** BEGIN **

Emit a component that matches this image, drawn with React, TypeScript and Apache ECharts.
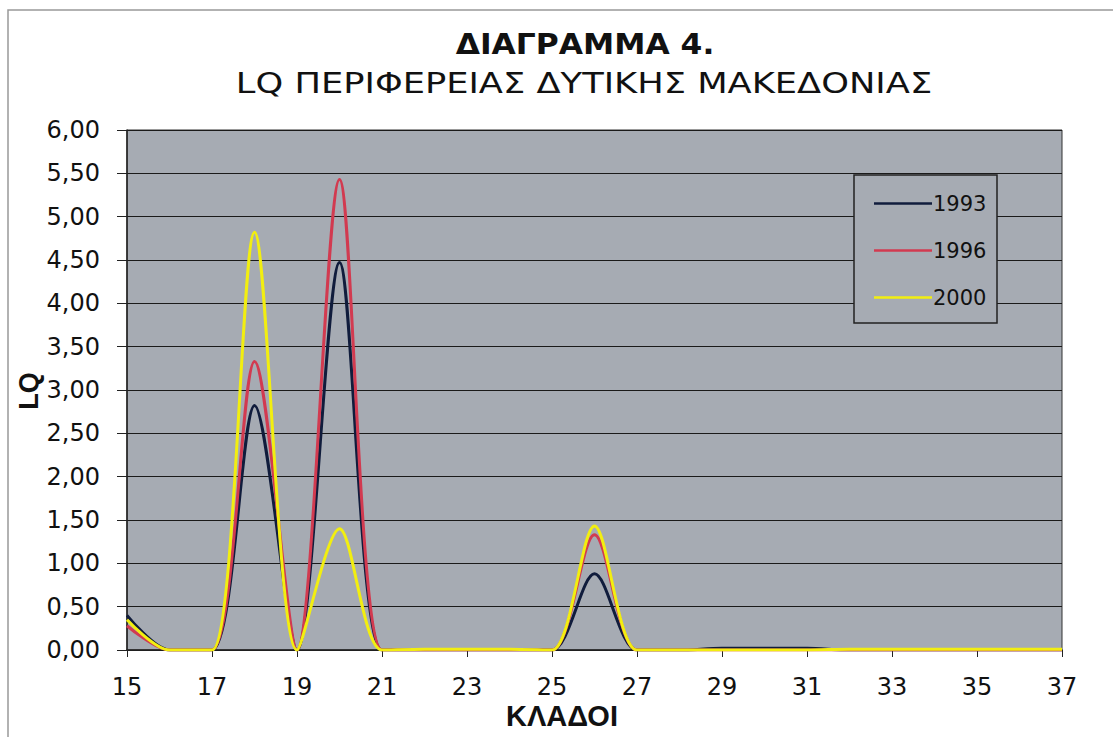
import React, { useEffect, useRef } from "react";
import * as echarts from "echarts";

const categories = ["15","16","17","18","19","20","21","22","23","24","25","26","27","28","29","30","31","32","33","34","35","36","37"];
const s1993 = [0.40, 0, 0, 2.82, 0, 4.47, 0, 0, 0, 0, 0, 0.88, 0, 0, 0.02, 0.02, 0.02, 0, 0, 0, 0, 0, 0];
const s1996 = [0.28, 0, 0, 3.33, 0, 5.43, 0, 0, 0, 0, 0, 1.33, 0, 0, 0, 0, 0, 0, 0, 0, 0, 0, 0];
const s2000 = [0.35, 0, 0, 4.82, 0, 1.40, 0, 0.01, 0.01, 0.01, 0, 1.43, 0, 0, 0, 0, 0, 0.01, 0.01, 0.01, 0.01, 0.01, 0.01];
const seriesNames = ["1993", "1996", "2000"];
const colors = ["#101c3c", "#d23a50", "#f2ee10"];
const titleLine1 = "ΔΙΑΓΡΑΜΜΑ 4.";
const titleLine2 = "LQ ΠΕΡΙΦΕΡΕΙΑΣ ΔΥΤΙΚΗΣ ΜΑΚΕΔΟΝΙΑΣ";
const xName = "ΚΛΑΔΟΙ";
const yName = "LQ";

export default function App() {
  const ref = useRef<HTMLDivElement>(null);
  useEffect(() => {
    if (!ref.current) return;
    const chart = echarts.init(ref.current, undefined, { renderer: "svg" });
    const font = "'Liberation Sans', Arial, sans-serif";
    const dfont = "'DejaVu Sans', sans-serif";
    const data = [s1993, s1996, s2000];
    chart.setOption({
      animation: false,
      backgroundColor: "#ffffff",
      textStyle: { fontFamily: dfont },
      graphic: [
        { type: "rect", shape: { x: 8, y: 10, width: 1110, height: 740 }, style: { fill: "none", stroke: "#999", lineWidth: 1.5 }, z: -1 },
        { type: "text", x: 585, y: 44, scaleX: 1.12, style: { text: titleLine1, fill: "#111", font: `bold 28px ${dfont}`, align: "center", verticalAlign: "middle" } },
        { type: "text", x: 584, y: 83, scaleX: 1.26, style: { text: titleLine2, fill: "#111", font: `28px ${dfont}`, align: "center", verticalAlign: "middle" } },
        { type: "text", x: 562, y: 716, style: { text: xName, fill: "#111", font: `bold 29px ${font}`, align: "center", verticalAlign: "middle" } },
        { type: "text", x: 29, y: 391, rotation: Math.PI / 2, style: { text: yName, fill: "#111", font: `bold 27px ${font}`, align: "center", verticalAlign: "middle" } },
        { type: "rect", shape: { x: 854, y: 175, width: 143, height: 148 }, style: { fill: "#a6abb3", stroke: "#222", lineWidth: 1.5 }, z: 10 },
      ],
      legend: {
        orient: "vertical",
        left: 869,
        top: 188,
        itemGap: 26,
        itemWidth: 58,
        itemHeight: 22,
        icon: "path://M0,10 L58,10 L58,12.5 L0,12.5 Z",
        textStyle: { fontSize: 21, color: "#111", fontFamily: dfont, padding: [0, 0, 0, -4] },
        z: 20,
        data: seriesNames,
      },
      grid: { left: 127, right: 51, top: 130, bottom: 87, show: true, backgroundColor: "#a6abb3", borderColor: "#333", borderWidth: 1 },
      xAxis: {
        type: "category",
        data: categories,
        boundaryGap: false,
        axisLine: { show: true, lineStyle: { color: "#222", width: 1.5 } },
        axisTick: { show: true, interval: 1, length: 7, lineStyle: { color: "#222" } },
        axisLabel: { interval: 1, fontSize: 24, color: "#111", margin: 25, fontFamily: dfont },
        splitLine: { show: false },
      },
      yAxis: {
        type: "value",
        min: 0,
        max: 6,
        interval: 0.5,
        axisLine: { show: true, lineStyle: { color: "#222", width: 1.5 } },
        axisTick: { show: true, length: 10, lineStyle: { color: "#222" } },
        axisLabel: { fontSize: 24, color: "#111", margin: 27, fontFamily: dfont,
          formatter: (v: number) => v.toFixed(2).replace(".", ",") },
        splitLine: { show: true, lineStyle: { color: "#1a1a1a", width: 1 } },
      },
      series: seriesNames.map((n, i) => ({
        name: n,
        type: "line",
        data: data[i],
        smooth: 0.3,
        symbol: "none",
        showSymbol: false,
        lineStyle: { color: colors[i], width: 3 },
        itemStyle: { color: colors[i] },
        z: 2 + i,
      })),
    });
    return () => chart.dispose();
  }, []);
  return <div ref={ref} style={{ position: "fixed", left: 0, top: 0, width: 1113, height: 737 }} />;
}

** END **

(STATED EXERCISE):
Find the lines above holding the word "React" and show them.

(COMPLETE OUTPUT):
Emit a component that matches this image, drawn with React, TypeScript and Apache ECharts.
import React, { useEffect, useRef } from "react";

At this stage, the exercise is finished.